Abstinence education works somewhat better than comprehensive sex education, by as much as 30% in some studies. If abstinence, however, is nothing more than saying no to primal urges, it’s inherently problematic. Such a ‘just say no’ approach is to the development of mature sexuality what a bread and water diet is to developing healthy nutritional habits over a lifetime.
Authentic sexuality is about subordinating one’s self to God’s wise plan for ALL of His creation. When such subordination achieves the status of habit, one is more rightly disposed to the self-mastery requisite for marital fidelity. Our bodies are not our own to do with as we will. Entering marriage after a lifestyle that caters to just that understanding, that our bodies are our own to do with as we will, predisposes us to disaster in marriage.
Fidelity is a virtue. And virtue as we know is a MORALLY GOOD OPERATIVE HABIT. Vice is a morally bad operative habit.
We need to be instilling these very concepts in our young. Morality, Goodness, Habits: Those qualities that define one’s character.
Just saying no, without the tempering influence of a larger moral vision can degenerate into trying in vain not to think about white mice.
Teaching them to cave to inpulse, to eschew morality, to indulge the self in a moment’s notice is simply the wrong preparation for when one’s spouse simply isn’t up to gratifying needs on demand.
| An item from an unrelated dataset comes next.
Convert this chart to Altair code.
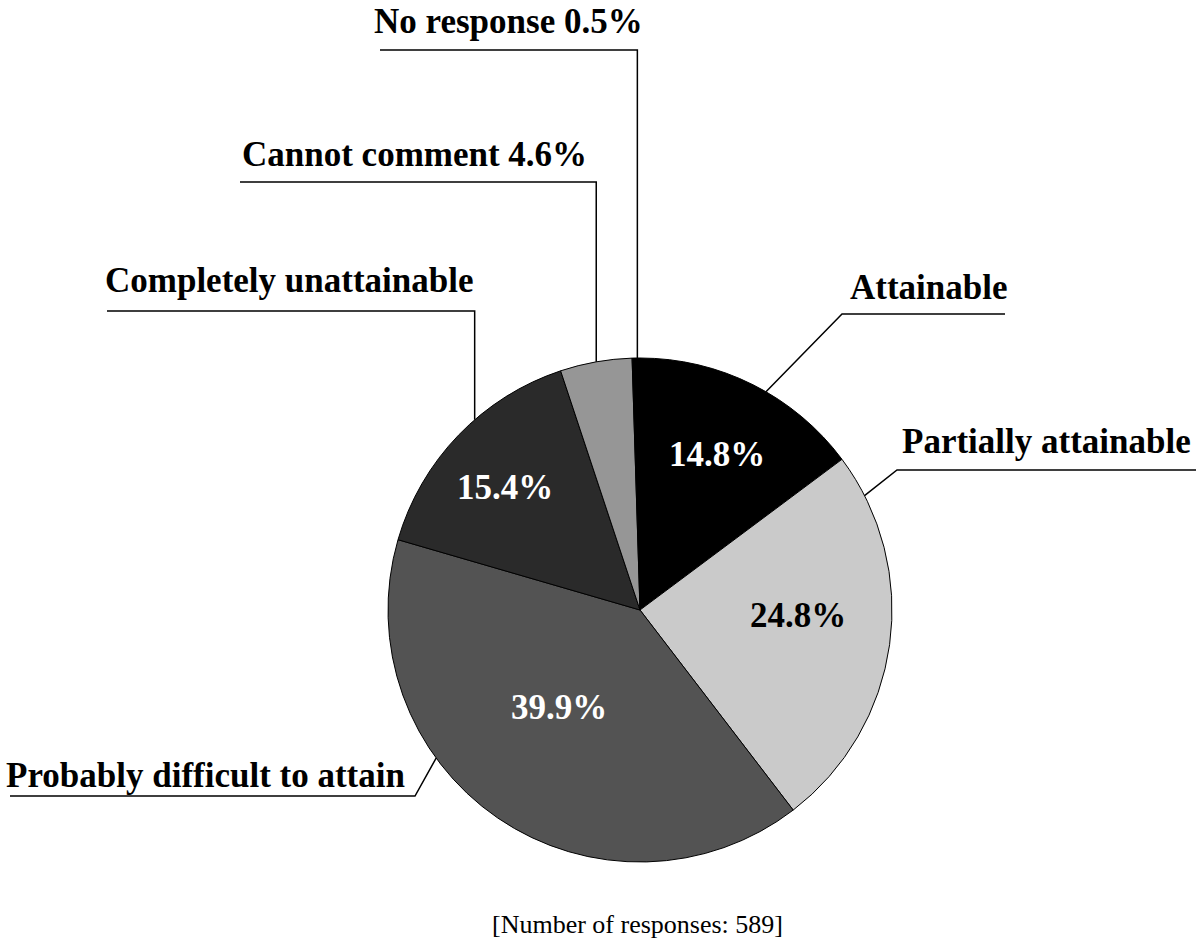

This is so much more than ‘staying safe’. It isn’t sitting and saying that I won’t think about white mice. It’s about attaching one’s yearning to a love greater than oneself. It’s about dying to self in order to live for God and one’s future spouse, before we have even met him or her. It is the grain of wheat falling to the ground and dying as a grain so as to yield far more grain in due season.